The administration in July implemented a policy limiting city shelter stays to 60 days for migrant adults. The thinking goes that restriction will help free up space for families with kids, but some advocates say it will result in migrants ending up sleeping in the streets.

Under the city’s right-to-shelter mandate, it is prohibited to house kids in congregate settings, such as the tent shelter on Randalls. The Adams administration has asked a state Supreme Court judge to allow the city to suspend the right-to-shelter mandate amid the migrant crisis.

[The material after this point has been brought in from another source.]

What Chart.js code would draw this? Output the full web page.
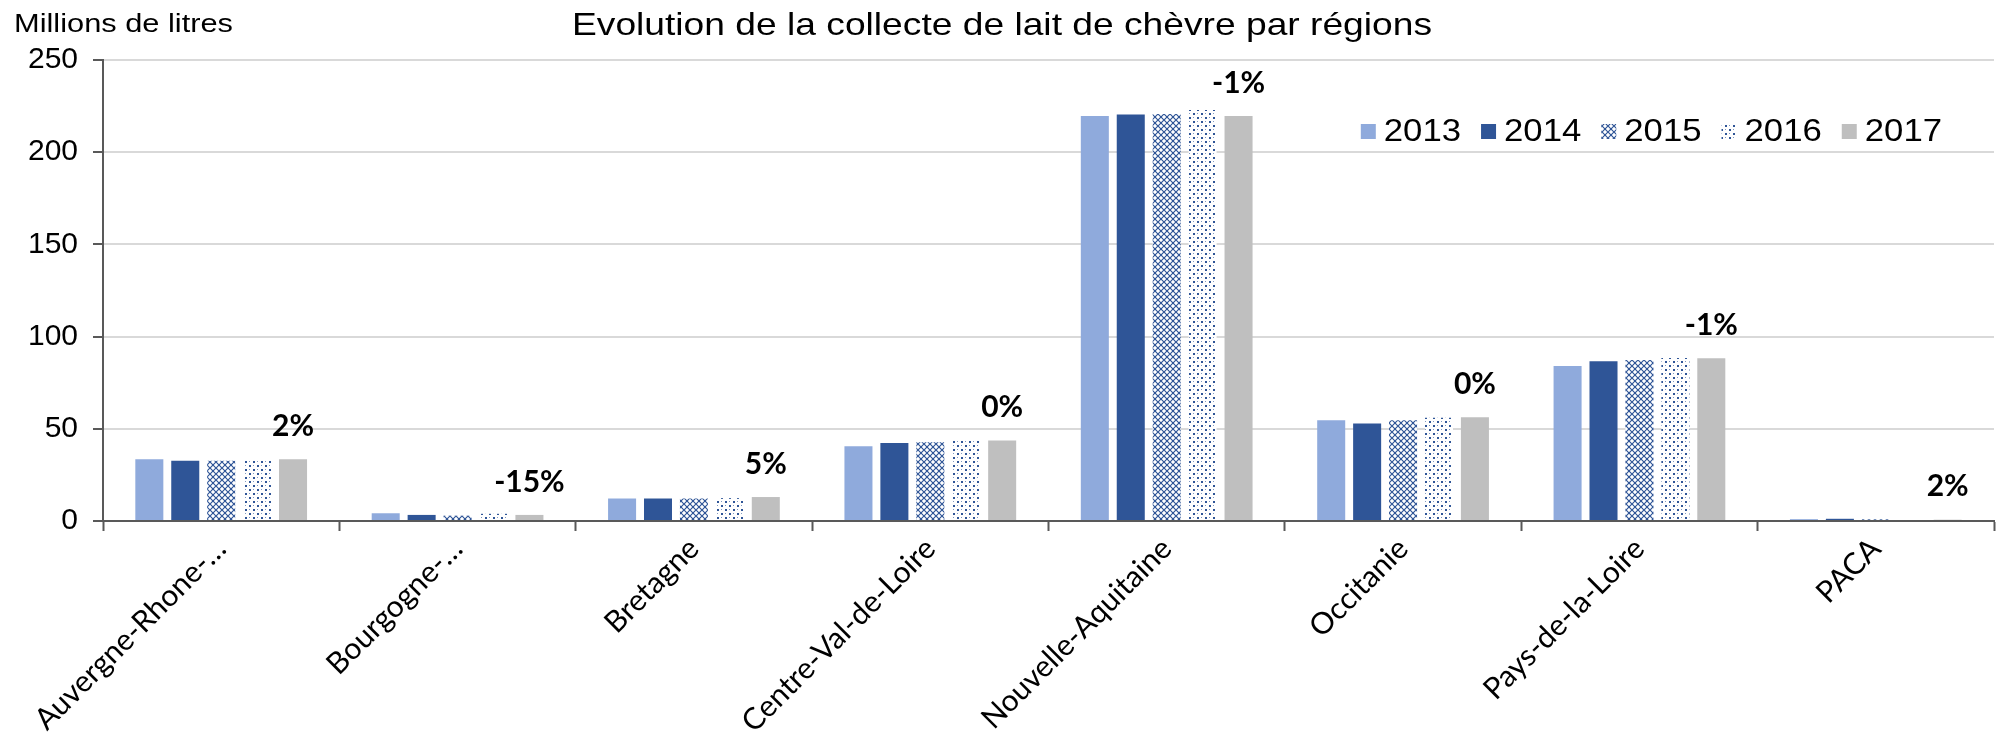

In Wednesday’s briefing, Williams-Isom did not dispute reports from migrant advocates that the administration’s asylum seeker intake center at the Roosevelt Hotel is getting so crowded that some of families are spending several nights sleeping on the floor before receiving placement in an appropriate setting.

“The last time I was at the Roosevelt, every space was taken up,” she said. “You’d see moms, you’d see Pack ‘n Plays set up, so I’m not surprised to see that every inch of the Roosevelt is being used.”

According to the latest City Hall data, Adams’ administration continues to house and provide services for nearly 60,000 migrants, most of them Latin Americans, costing the city tens of millions of dollars every week. The latest cost projection provided by Adams’ budget team estimates the city is on track to spend as much as $12 billion on the migrant crisis by summer 2025.

The mayor has repeatedly said he needs a lot more financial and logistical assistance from the administrations of President Biden and Gov. Hochul, warning that the city could otherwise plummet into a fiscal collapse.

Williams-Isom echoed the mayor’s point about the need for more assistance at Wednesday’s briefing and suggested the Biden administration must do more to slow down the flow of migrants entering New York.

“I would like some help about that, and I would like to slow what’s happening at the front door a little bit,” she said.